Last year we partnered with three leading professional firms – Lucas Fettes, Tree Accountancy and Turner Parkinson – to offer a quality new advisory service for our readers, Prolific Advice.

From today, experts from these partners will be publishing practical, case study-led advice on a range of issues that affect Prolific North’s readership.

This week, Andrew Booth, Partner at Turner Parkinson, takes a look at the legal dangers associated with agencies and other companies not protecting their work with proper terms and conditions.

andrewboothA recurring issue for litigation departments in law firms is the frustration felt when faced with a client who is being sued, or wishes to sue someone, producing their “terms and conditions” of sale as the sword or shield with which the battle is to be fought.

Some clients have no such document. Their choices are usually capitulation or an unnecessarily expensive fight.

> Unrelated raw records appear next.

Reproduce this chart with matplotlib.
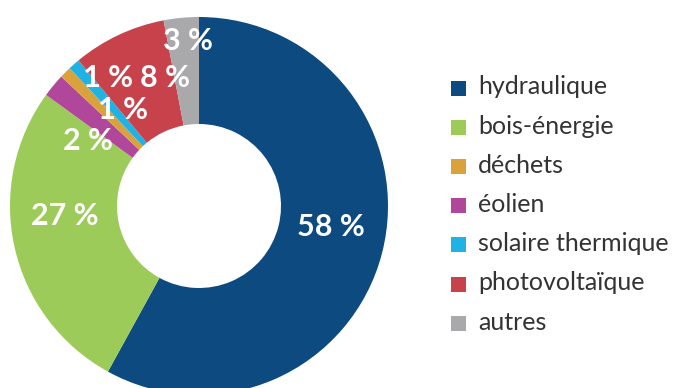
import matplotlib
matplotlib.use("Agg")
import matplotlib.pyplot as plt
from matplotlib.patches import Rectangle

# Shares of renewable energy sources (%)
categories = ["hydraulique", "bois-énergie", "déchets", "éolien",
              "solaire thermique", "photovoltaïque", "autres"]
values = [58, 27, 1, 2, 1, 8, 3]
labels = ["58 %", "27 %", "1 %", "2 %", "1 %", "8 %", "3 %"]
colors = ["#0d4a80", "#9dcb5a", "#d9a23c", "#b0479b",
          "#20b2e3", "#c8424b", "#a9a9ac"]

# Clockwise order around the ring, starting at 12 o'clock
ring_order = [0, 1, 3, 2, 4, 5, 6]

W, H = 675, 388
fig = plt.figure(figsize=(W / 100, H / 100), dpi=100)
ax = fig.add_axes([0, 0, 1, 1])

cx, cy, R = 199, H - 206, 189
ring_w = 107

ax.pie([values[i] for i in ring_order],
       colors=[colors[i] for i in ring_order],
       startangle=90, counterclock=False,
       center=(cx, cy), radius=R,
       wedgeprops=dict(width=ring_w, linewidth=0),
       frame=True)
ax.set_xlim(0, W)
ax.set_ylim(0, H)
ax.set_aspect("equal")
ax.axis("off")

font = "Lato"
# Value labels on the ring
label_pos = {0: (331, 227), 1: (65, 216), 3: (88, 141), 2: (123, 110),
             4: (108, 78), 5: (165, 78), 6: (188, 41)}
for i, (x, y) in label_pos.items():
    ax.text(x, H - y, labels[i], color="white", fontsize=22,
            family=font, fontweight="bold", ha="center", va="center")

# Legend
x0, y0, step, sq = 451, 88, 39.2, 15
for k, (name, col) in enumerate(zip(categories, colors)):
    yc = H - (y0 + k * step)
    ax.add_patch(Rectangle((x0, yc - sq / 2), sq, sq, color=col, lw=0))
    ax.text(x0 + 27, yc + 1, name, color="#333333", fontsize=18,
            family=font, ha="left", va="center")

fig.savefig("out.png", dpi=100, facecolor="white")
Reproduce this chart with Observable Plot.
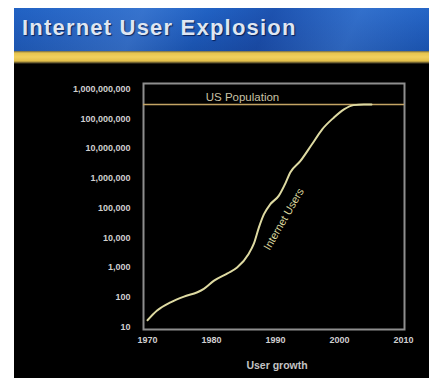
<!DOCTYPE html>
<html>
<head>
<meta charset="utf-8">
<script src="https://cdn.jsdelivr.net/npm/d3@7"></script>
<script src="https://cdn.jsdelivr.net/npm/@observablehq/plot@0.6"></script>
<style>
  html, body { margin: 0; padding: 0; background: #fff; overflow: hidden; }
  #slide { position: absolute; left: 14px; top: 8px; width: 415px; height: 370px; background: #000; }
  #banner {
    height: 43px;
    background:
      linear-gradient(115deg, rgba(255,255,255,0) 0%, rgba(120,170,240,0.25) 30%, rgba(255,255,255,0) 45%, rgba(20,40,120,0.25) 60%, rgba(120,170,240,0.2) 80%, rgba(255,255,255,0) 100%),
      linear-gradient(180deg, #2162c4 0%, #1d58b6 60%, #1a52ac 100%);
    position: relative;
  }
  #banner h1 {
    margin: 0; position: absolute; left: 8px; top: 9px;
    font-family: "Liberation Sans", Arial, sans-serif; font-weight: bold;
    font-size: 22px; letter-spacing: 1.2px; line-height: 1;
    color: #dfe6f2; text-shadow: 1px 1px 1px rgba(0,10,50,0.7);
  }
  #stripe {
    height: 13px;
    background: linear-gradient(180deg, #6e6848 0px, #e6c44e 2px, #f1d05e 6px, #e2bf4a 10px, #4e4528 12px, #000 13px);
  }
  svg { display: block; }
</style>
</head>
<body>
<div id="slide">
  <div id="banner"><h1>Internet User Explosion</h1></div>
  <div id="stripe"></div>
  <div id="chart"></div>
</div>
<script>
// Internet users over time (log scale), with the US population as a ceiling
const userYears  = [1970, 1971.5, 1973.6, 1975.7, 1977.8, 1978.8, 1980.4, 1982.5, 1984.0, 1985.8, 1986.6, 1987.4, 1988.2, 1989.2, 1990.5, 1991.6, 1992.3, 1993.9, 1995.7, 1997.3, 1999.1, 2000.7, 2002.2, 2003.8, 2005];
const userCounts = [17, 36, 68, 106, 148, 192, 364, 640, 1000, 2860, 6200, 22000, 62000, 135000, 256000, 715000, 1550000, 3800000, 13800000, 44000000, 108000000, 206000000, 285000000, 300000000, 300000000];

const usPopulation = 300000000;

const xTicks = [1970, 1980, 1990, 2000, 2010];
const yTicks = [10, 100, 1000, 10000, 100000, 1000000, 10000000, 100000000, 1000000000];

const usLabel = "US Population";
const usLabelYear = 1979.1;
const usersLabel = "Internet Users";
const usersLabelYear = 1991.3;
const usersLabelValue = 42000;
const xAxisTitle = "User growth";

const chart = Plot.plot({
  width: 415,
  height: 314,
  marginLeft: 129,
  marginRight: 25,
  marginTop: 19,
  marginBottom: 49,
  style: {
    background: "#000",
    color: "#cfcfcf",
    fontFamily: "'Liberation Sans', Arial, sans-serif",
    fontSize: "9px",
    fontWeight: "bold",
    overflow: "visible"
  },
  x: {
    domain: [1970, 2010],
    insetLeft: 4,
    insetRight: 1,
    ticks: xTicks,
    tickFormat: d => String(d),
    tickSize: 0,
    tickPadding: 7,
    label: null
  },
  y: {
    type: "log",
    domain: [10, 1000000000],
    insetTop: 5.4,
    insetBottom: 2.4,
    ticks: yTicks,
    tickFormat: d3.format(","),
    tickSize: 0,
    tickPadding: 13,
    label: null
  },
  marks: [
    Plot.frame({stroke: "#8e8e8e", strokeWidth: 2}),
    Plot.ruleY([usPopulation], {stroke: "#c4a464", strokeWidth: 1.6}),
    Plot.line(userYears, {
      x: userYears,
      y: userCounts,
      curve: "monotone-x",
      stroke: "#dedaa2",
      strokeWidth: 2
    }),
    Plot.text([usLabel], {
      x: [usLabelYear],
      y: [usPopulation],
      dy: -7,
      textAnchor: "start",
      fill: "#c9c2a6",
      fontSize: 11.5,
      fontWeight: "normal"
    }),
    Plot.text([usersLabel], {
      x: [usersLabelYear],
      y: [usersLabelValue],
      rotate: -60,
      fill: "#d8d49c",
      fontSize: 11,
      fontWeight: "normal"
    }),
    Plot.text([xAxisTitle], {
      frameAnchor: "bottom",
      dx: 3,
      dy: 39,
      fill: "#c4c4c4",
      fontSize: 10.5
    })
  ]
});

document.getElementById("chart").appendChild(chart);
</script>
</body>
</html>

Others proudly produce a set they “took from one of our competitors” or, even worse, “got off the internet”.

The chances of these being of much use are further diminished when the client informs the already concerned litigator that “we send them out with our invoices”.

At this point, or after a bruising court appearance, I usually get a call from a colleague litigator, to the effect that although they may well have resolved the relevant dispute for the client, could I please have a look at the client’s terms and conditions (or in the worst cases, draft some for them) although, they hasten to add, the client does not wish to spend much money on them. They have spent enough in court.

And the client sometimes blames the litigator (unless they have managed to snatch victory from the jaws of defeat with their legal genius) or the terrible court processes of the English Courts.

Well, if they had seen a contracts lawyer much, much earlier it is likely that the costs of the litigation would have been far less and the litigation (or craven capitulation) would have been avoided. Clients with good terms and conditions rarely go to court and, if they do, often get their costs back from the person who got on the wrong side of them.

So this is a short tale about the classic false economy, taken up by more sensible intelligent business men and women than you would believe, of not having a good set of tailored terms and conditions drafted for your business that deal specifically with your own business practices.

It is a vital, and economically sensible, step in protecting a business from bad payers, insolvency practitioners, irrational complainers and other irritants that get in the way of the fun, positive and profit-making parts of your business.